“Are you messing with my 'Lion King' movie?” my daughter messages me through Facebook. She is about 20 miles away but is getting updates on my movie-watching via the wall postings. Apparently I “checked in” at Pride Rock and the Elephant Graveyard.
Parents of a certain age know both locations well, because "Lion King" is pretty much branded into our memories from scores of re-viewings in the 1990s. Almost two decades later, in the age of apps, social networks, connected TVs and Blu-ray disc players, your kids can tell when you have hit their media stash.
And it can prove costly. When I explain to her how the iPad app works in synch with the BD disc to great effect, the pre-Christmas push begins. “Cool. Now I really want an iPad. I can help you test these things.” Yeah, well, good luck with that one. She still hasn’t gotten the iPhone she has been campaigning for vigorously these past years.
I already gushed shamelessly over Disney’s first stab at second screening an app with the Blu-ray release of "Bambi" earlier this year.
The experience has gotten even better this time out with the Diamond Edition of "Lion King." The guys in the Disney skunk works are thinking very hard about how two screens work together in intelligent harmony.
The most notable enhancement in the new app is the synchronization mechanism itself. The "Lion King" app gives you the option to keep the app connected to the film either by audio cues -- or, even better, through BD-Live connectivity.
The sync method in "Bambi" was a dodgy affair that forced you to manually catch up with the film if you fell behind because of perusing app material. Here, the BD-Live connection actually ties the iPad and disc so that you can pause the film from the app itself. You can even syc app and film in either direction so you can pull the film back to where you are in the app. The "Lion King" Second Screen app develops the subtle syncopation of the two screens that I noted in the "Bambi" release.
The real challenge for the second-screen programmer is balancing enhancement against intrusiveness. The second-screen experience can easily become cumbersome if users feel as if they are juggling or having to manage the second screen somehow. Some TV-sync experiences suffer this problem. Twitter feeds and ancillary material come at the viewer/user in such a torrent the user starts spinning plates. It is important to have mechanisms in place that allow for easy review of the second-screen stream during periods whe the first screen doesn’t command as much attention.

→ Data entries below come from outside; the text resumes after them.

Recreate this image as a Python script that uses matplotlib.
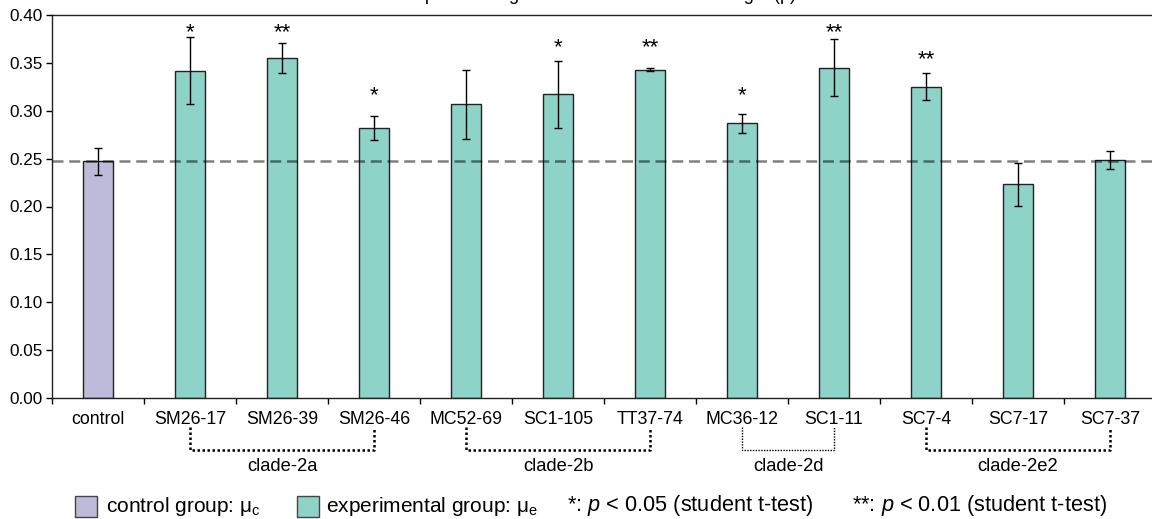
import numpy as np
import matplotlib
matplotlib.use("Agg")
import matplotlib.pyplot as plt
from matplotlib.patches import Rectangle
import matplotlib.transforms as mtransforms

plt.rcParams['font.family'] = ['Liberation Sans', 'DejaVu Sans']
plt.rcParams['mathtext.fontset'] = 'custom'
plt.rcParams['mathtext.rm'] = 'Liberation Sans'
plt.rcParams['mathtext.it'] = 'Liberation Sans:italic'

# ---- data ----
categories = ["control", "SM26-17", "SM26-39", "SM26-46", "MC52-69", "SC1-105",
              "TT37-74", "MC36-12", "SC1-11", "SC7-4", "SC7-17", "SC7-37"]
means = [0.247, 0.342, 0.355, 0.282, 0.307, 0.317, 0.343, 0.287, 0.345, 0.325, 0.223, 0.249]
errors = [0.014, 0.035, 0.0155, 0.0125, 0.036, 0.0345, 0.002, 0.0098, 0.030, 0.014, 0.0225, 0.0094]
groups = ["control"] + ["experimental"] * 11
sig_labels = ["", "*", "**", "*", "", "*", "**", "*", "**", "**", "", ""]
sig_heights = [None, 0.389, 0.389, 0.323, None, 0.373, 0.373, 0.323, 0.389, 0.361, None, None]
control_mean = 0.247
clades = [("clade-2a", "SM26-17", "SM26-46"), ("clade-2b", "MC52-69", "TT37-74"),
          ("clade-2d", "MC36-12", "SC1-11"), ("clade-2e2", "SC7-4", "SC7-37")]
yticks = [0.00, 0.05, 0.10, 0.15, 0.20, 0.25, 0.30, 0.35, 0.40]
title = "Comparison of germination ratio and root length (p)"

colors = {"control": "#bebada", "experimental": "#8dd3c7"}

W, H = 1152, 519
fig = plt.figure(figsize=(W / 100, H / 100), dpi=100)
ax = fig.add_axes([52 / W, (H - 398) / H, 1104 / W, 383 / H])

x = np.arange(len(categories))
ax.bar(x, means, width=0.326, color=[colors[g] for g in groups],
       edgecolor="#222222", linewidth=1.0, zorder=2)
ax.errorbar(x, means, yerr=errors, fmt="none", ecolor="black", elinewidth=1.0,
            capsize=2.8, capthick=1.0, zorder=3)
ax.axhline(control_mean, color="black", alpha=0.5, linewidth=1.8,
           linestyle=(0, (4.4, 2.3)), zorder=4)

for xi, lab, h in zip(x, sig_labels, sig_heights):
    if lab:
        ax.annotate(lab, (xi, h), xytext=(0, -9), textcoords="offset points",
                    ha="center", va="baseline", fontsize=16)

ax.set_xlim(-0.5, len(categories) - 0.5)
ax.set_ylim(0, 0.40)
ax.set_yticks(yticks)
ax.set_yticklabels([f"{v:.2f}" for v in yticks], fontsize=12.3)
ax.set_xticks(x)
ax.set_xticklabels(categories, fontsize=12.8)
ax.set_xticks(np.arange(len(categories) + 1) - 0.5, minor=True)
ax.tick_params(axis="x", which="major", length=0, pad=9)
ax.tick_params(axis="x", which="minor", length=4, width=1, direction="out")
ax.tick_params(axis="y", length=4, width=1, direction="out", pad=3)
for s in ax.spines.values():
    s.set_linewidth(1.0)
    s.set_color("#222222")

# clade brackets
trans = mtransforms.blended_transform_factory(ax.transData, ax.transAxes)
y_top, y_bot, y_txt = -0.076, -0.136, -0.180
for name, a, b in clades:
    xa, xb = categories.index(a), categories.index(b)
    lw = 1.0 if name == "clade-2d" else 1.8
    ax.plot([xa, xa, xb, xb], [y_top, y_bot, y_bot, y_top], transform=trans,
            color="black", linestyle=(0, (1, 1)), linewidth=lw, clip_on=False)
    ax.text((xa + xb) / 2, y_txt, name, transform=trans, ha="center", va="center",
            fontsize=13.2)

# title (clipped at the top of the figure, only descenders visible)
fig.text(387 / W, 1 - 0.5 / H, title, ha="left", va="baseline", fontsize=13)

# legend
ly = 1 - 506 / H
sq_h = 21 / H
fig.add_artist(Rectangle((75 / W, ly - sq_h / 2), 22 / W, sq_h, transform=fig.transFigure,
                         facecolor=colors["control"], edgecolor="#444444", linewidth=1))
fig.text(106 / W, ly, r"control group: μ$_\mathrm{c}$", ha="left", va="center", fontsize=15)
fig.add_artist(Rectangle((297 / W, ly - sq_h / 2), 22 / W, sq_h, transform=fig.transFigure,
                         facecolor=colors["experimental"], edgecolor="#444444", linewidth=1))
fig.text(326 / W, ly, r"experimental group: μ$_\mathrm{e}$", ha="left", va="center", fontsize=15)
fig.text(567 / W, ly, r"*: $p$ < 0.05 (student t-test)", ha="left", va="center", fontsize=15.7)
fig.text(852 / W, ly, r"**: $p$ < 0.01 (student t-test)", ha="left", va="center", fontsize=15.7)

fig.savefig("out.png", dpi=100)
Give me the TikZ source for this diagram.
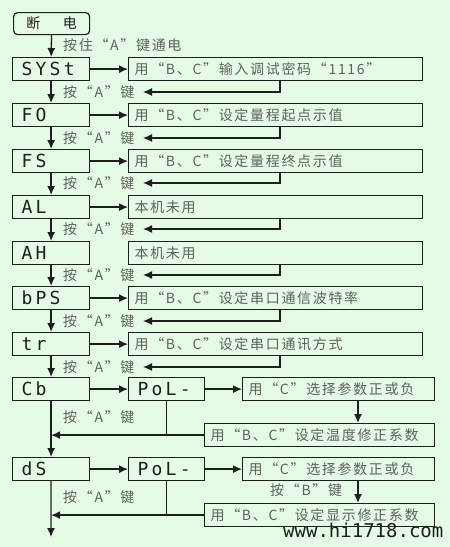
\documentclass[tikz,border=0pt]{standalone}
\usepackage{fontspec}
\newfontfamily\cjk[LetterSpace=12]{Noto Sans CJK SC}
\newfontfamily\seg[LetterSpace=18]{DejaVu Sans Mono}
\newfontfamily\wmfont{DejaVu Sans Mono}
\usetikzlibrary{arrows.meta}
\definecolor{bg}{RGB}{230,251,230}
\definecolor{ln}{RGB}{30,30,30}
\definecolor{tx}{RGB}{95,95,95}
\begin{document}
\begin{tikzpicture}[x=1pt,y=-1pt,
  segbox/.style={draw=ln, line width=1.2pt, anchor=north west, minimum height=23pt,
    inner xsep=9pt, inner ysep=0pt, text width=#1, text=ln,
    font=\seg\fontsize{18}{18}\selectfont},
  rbox/.style={draw=ln, line width=1.2pt, anchor=north west, minimum height=23pt,
    inner xsep=6pt, inner ysep=0pt, text width=#1, text=tx,
    font=\cjk\fontsize{14}{14}\selectfont},
  lbl/.style={anchor=west, inner sep=0pt, text=tx, font=\cjk\fontsize{14}{14}\selectfont},
  arr/.style={draw=ln, line width=1.3pt, -{Latex[length=9pt,width=8pt]}},
  ln/.style={draw=ln, line width=1.3pt}
]
\fill[bg] (0,0) rectangle (450,547);
\useasboundingbox (0,0) rectangle (450,547);

% start
\node[draw=ln, line width=1.2pt, rounded corners=4pt, anchor=north west,
  minimum width=76pt, minimum height=22pt, inner sep=0pt, text=ln,
  font=\cjk\fontsize{14}{14}\selectfont] (off) at (13,12) {断\hspace{1.6em}电};

% main column
\node[segbox=59pt] (syst) at (12,57)  {SYSt};
\node[segbox=59pt] (fo)   at (12,103) {FO};
\node[segbox=59pt] (fs)   at (12,149) {FS};
\node[segbox=59pt] (al)   at (12,195) {AL};
\node[segbox=59pt] (ah)   at (12,241) {AH};
\node[segbox=59pt] (bps)  at (12,286) {bPS};
\node[segbox=59pt] (tr)   at (12,332) {tr};
\node[segbox=59pt] (cb)   at (12,377) {Cb};
\node[segbox=59pt] (ds)   at (12,457) {dS};

% right boxes
\node[rbox=282pt] (r1) at (128,57)  {用“B、C”输入调试密码“1116”};
\node[rbox=282pt] (r2) at (128,103) {用“B、C”设定量程起点示值};
\node[rbox=282pt] (r3) at (128,149) {用“B、C”设定量程终点示值};
\node[rbox=282pt] (r4) at (128,195) {本机未用};
\node[rbox=282pt] (r5) at (128,241) {本机未用};
\node[rbox=282pt] (r6) at (128,286) {用“B、C”设定串口通信波特率};
\node[rbox=282pt] (r7) at (128,332) {用“B、C”设定串口通讯方式};

\node[segbox=58pt] (pol1) at (128,377) {PoL-};
\node[segbox=58pt] (pol2) at (128,457) {PoL-};
\node[rbox=180pt] (c1) at (242,377) {用“C”选择参数正或负};
\node[rbox=180pt] (c2) at (242,457) {用“C”选择参数正或负};
\node[rbox=218pt] (bc1) at (204,423) {用“B、C”设定温度修正系数};
\node[rbox=218pt] (bc2) at (204,503) {用“B、C”设定显示修正系数};

% labels
\node[lbl] (l0) at (63,45)  {按住“A”键通电};
\node[lbl] (l1) at (63,92)  {按“A”键};
\node[lbl] (l2) at (63,138) {按“A”键};
\node[lbl] (l3) at (63,183) {按“A”键};
\node[lbl] (l4) at (63,229) {按“A”键};
\node[lbl] (l5) at (63,275) {按“A”键};
\node[lbl] (l6) at (63,321) {按“A”键};
\node[lbl] (l7) at (63,367) {按“A”键};
\node[lbl] (l8) at (63,417) {按“A”键};
\node[lbl] (l9) at (63,497) {按“A”键};
\node[lbl] (lb) at (270,490) {按“B”键};

% coordinates
\coordinate (t1) at (143,92);
\coordinate (t2) at (143,138);
\coordinate (t3) at (143,183);
\coordinate (t4) at (143,229);
\coordinate (t5) at (143,275);
\coordinate (t6) at (143,321);
\coordinate (t7) at (143,367);
\coordinate (dx) at (358,0);
\coordinate (end) at (51,537);

% main vertical arrows
\draw[arr] (off) -- (syst);
\draw[arr] (syst) -- (fo);
\draw[arr] (fo) -- (fs);
\draw[arr] (fs) -- (al);
\draw[arr] (al) -- (ah);
\draw[arr] (ah) -- (bps);
\draw[arr] (bps) -- (tr);
\draw[arr] (tr) -- (cb);
\draw[arr] (cb) -- (ds);
\draw[arr] (ds) -- (end);

% right arrows
\draw[arr] (syst) -- (r1);
\draw[arr] (fo) -- (r2);
\draw[arr] (fs) -- (r3);
\draw[arr] (al) -- (r4);
\draw[arr] (bps) -- (r6);
\draw[arr] (tr) -- (r7);
\draw[arr] (cb) -- (pol1);
\draw[arr] (ds) -- (pol2);
\draw[arr] (pol1) -- (c1);
\draw[arr] (pol2) -- (c2);

% return arrows
\draw[arr] ([xshift=152pt]r1.south west) |- (t1);
\draw[arr] ([xshift=152pt]r2.south west) |- (t2);
\draw[arr] ([xshift=152pt]r3.south west) |- (t3);
\draw[arr] ([xshift=152pt]r4.south west) |- (t4);
\draw[arr] ([xshift=152pt]r5.south west) |- (t5);
\draw[arr] ([xshift=152pt]r6.south west) |- (t6);
\draw[arr] ([xshift=152pt]r7.south west) |- (t7);

% Cb / dS branches
\draw[arr] (c1.south -| dx) -- (bc1.north -| dx);
\draw[arr] (c2.south -| dx) -- (bc2.north -| dx);
\draw[ln] (pol1.south) -- (pol1.south |- bc1.west);
\draw[ln] (pol2.south) -- (pol2.south |- bc2.west);
\draw[arr] (bc1.west) -- (bc1.west -| cb.south);
\draw[arr] (bc2.west) -- (bc2.west -| ds.south);

% watermark
\node[anchor=west, inner sep=0pt, text=ln, font=\wmfont\fontsize{19}{19}\selectfont] (wm) at (283,530) {www.hi1718.com};
\end{tikzpicture}
\end{document}
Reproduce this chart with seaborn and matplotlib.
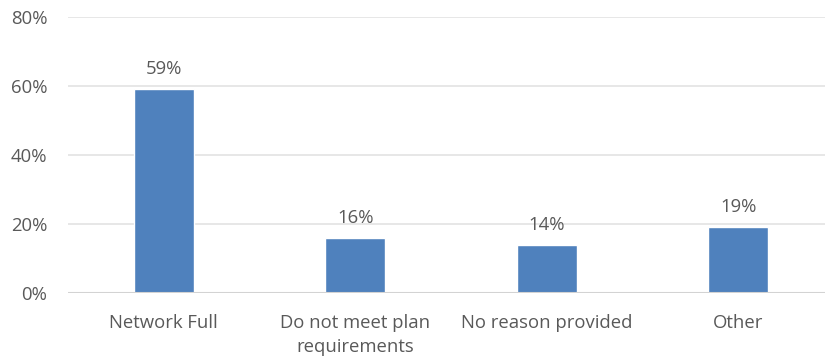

Disney classic animation has the distinct advantage of having been memorized by many viewers. Most users of this tandem experience already know the film well enough and can bounce between the two screens easily. Still, the stream of parallel programming is modulated so that new material appears at intervals, usually complements like storyboards and preliminary sketches, background art, etc. The experience is punctuated at times with larger interactive pods like a flipbook of a sequence using the original line art, larger galleries and some puzzle games. There are even mini-documentaries laid into the experience, such as longer footage of wildlife expert Jim Fowler bringing lions into the Disney offices for the artists to render. Here is where the synchronized control really comes in handy.
And of course there is the social layer, also much more advanced in this version than in the "Bambi" disc. I can check in to the major locations in the film and share to the social network images from the film and even links to deeper Disney material for others to explore.
What Disney is pioneering here is the second screen evolving beyond the parallel experiences both Web and mobile apps have been playing with for years. With a network TV, disc player and mobile app, we are now looking at fascinating possibilities for weaving real control and communications across the platforms.
The implications for other second-screen models could be enormous. The possibility of inserting user-generated content into the media experience that is then shared perhaps across other viewers, is delicious. This sort of interactivity becomes all the more important as more TV experiences are not live but time-shifted.
Someday it will feel quaint to recall those times when we swapped YouTube clips of Jon Stewart’s comic rant last night from the desktop. Soon enough we should be able to tap our smartphone while watching the show (live or on DVR) to tag and share the moment we are watching across the social network and directly onto our friends’ TVs.
Of course, as I am discovering already, sharing what you are doing across mobile and TV devices can also just instigate more whining.
“I hate this phone!” my daughter blurts about her DROID, now pretty much whenever she sees me use my iPhone. “I don’t think it texts properly. Are you sure you get all the messages I am sending you?
“You mean the ones about how much you hate your phone? Yeah, I think I am getting them. You’re not getting an iPhone.”
“I could test a lot of this stuff for you. Give you more material for your columns.”
“You’re not getting an iPhone. When does your contract run out, anyway?”